A sale of assets of a Bankrupt Company (the “Debtor”) pursuant to Section 363 of the Bankruptcy Code, commonly referred to simply as a “363 Sale”, is a procedure1 to facilitate the sale of the Debtor’s assets within the context of the Debtor’s bankruptcy case. A 363 Sale allows the Debtor to fulfill its fiduciary obligations to its creditors and ownership by maximizing value and minimizing transaction costs. Purchasers, on the other hand, typically get enhanced value by proceeding quickly in oftentimes deteriorating circumstances, by obtaining the protections of a ““free and clear”2 sale order, and the enhanced finality of the sale. 363 sales can generally be effectuated much more quickly than sales through confirmed Chapter 11 plans.
The Bankruptcy Court must approve a 363 Sale after notice of the sale is provided to all creditors and parties in interest of the Debtor. Depending on the transaction, there may be an auction with competing bidders. Once the purchaser or successful bidder is identified, the Bankruptcy Court conducts a hearing and at its conclusion, if the sale is approved by the Bankruptcy Court, the sale order is entered. One of the goals is to have the Bankruptcy Court find that the sale of the assets by the Debtor was for “fair consideration”, thus minimizing the risk of a fraudulent conveyance challenge. A finding by the Court that the sale was “in good faith” is also necessary to protect against reversal of the sale order on appeal. Section 363(m) protects sales made in “good faith” from reversal on appeal unless the court stays the implementation of the sale order while the appeal is pending, thus providing a degree of finality not available to purchasers outside of bankruptcy.
Significantly, Section 363 also allows a Debtor to assign to the purchaser or a third party favorable unexpired leases or other executory contracts (contracts unperformed by both parties), while rejecting unfavorable unexpired leases or other executory contracts. The ability to selectively accept or reject executory contracts of the Debtor is one of the most attractive features of Chapter 11 as a whole, and can be accomplished through the 363 sale process.

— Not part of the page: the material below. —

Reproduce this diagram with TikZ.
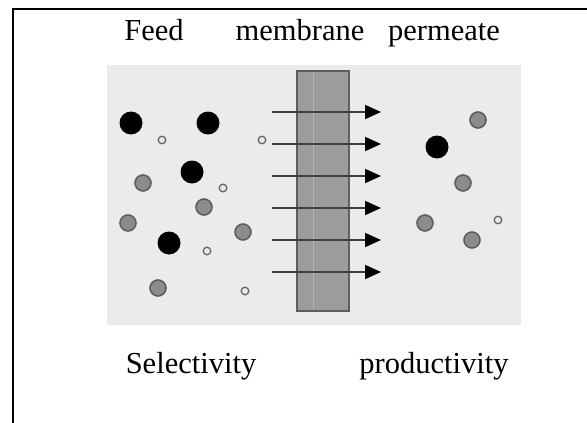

While there are benefits to a 363 Sale, there are also limitations. First, a Section 363 Sale cannot be used to circumvent other requirements of Chapter 11. Oftentimes 363 Sales of substantially all of the assets of the Debtor are not approved because they appear to violate the rights of creditors which they might otherwise assert, as, for example, their right to vote for or against a Chapter 11 reorganization plan. Courts have struggled to differentiate between allowable 363 Sales and sales that appear to be disguised reorganization plans and therefore attention must be paid to this issue when structuring the sale transaction.
Another limitation is that potential purchasers may not like that the 363 Sale process takes place in a relatively transparent atmosphere of the bankruptcy case, with a risk of being overbid by a competing prospective purchaser.
Finally, and probably most significantly to purchasers, the “free and clear sale order” ultimately obtained as a result of the 363 Sale does not act as an absolute bar against the imposition of all future successor liability (e.g.for products liability claims).
While courts have developed several tests to determine whether a claim survives against a 363 Sale purchaser of assets of a Debtor as a “successor in interest”, a buyer can minimize the risk depending on the specific facts of each case by, for example, 1) building protections into the asset purchase agreement, 2) setting aside a reserve fund for unknown claims, and/or 3) discount the purchase price for possible significant unknown claims in amount to cover potential successor liability.
These potential hurdles can be addressed, however, and should not deter a potential purchaser from considering the acquisition of financially distressed assets. With advance planning, a transaction that maximizes value and fulfills the fiduciary obligations of both buyers and sellers can be structured under the provisions of Section 363 of the Bankruptcy Code, with the resulting benefits of speed in completing the transaction and the finality that comes with a 363 “free and clear sale” order.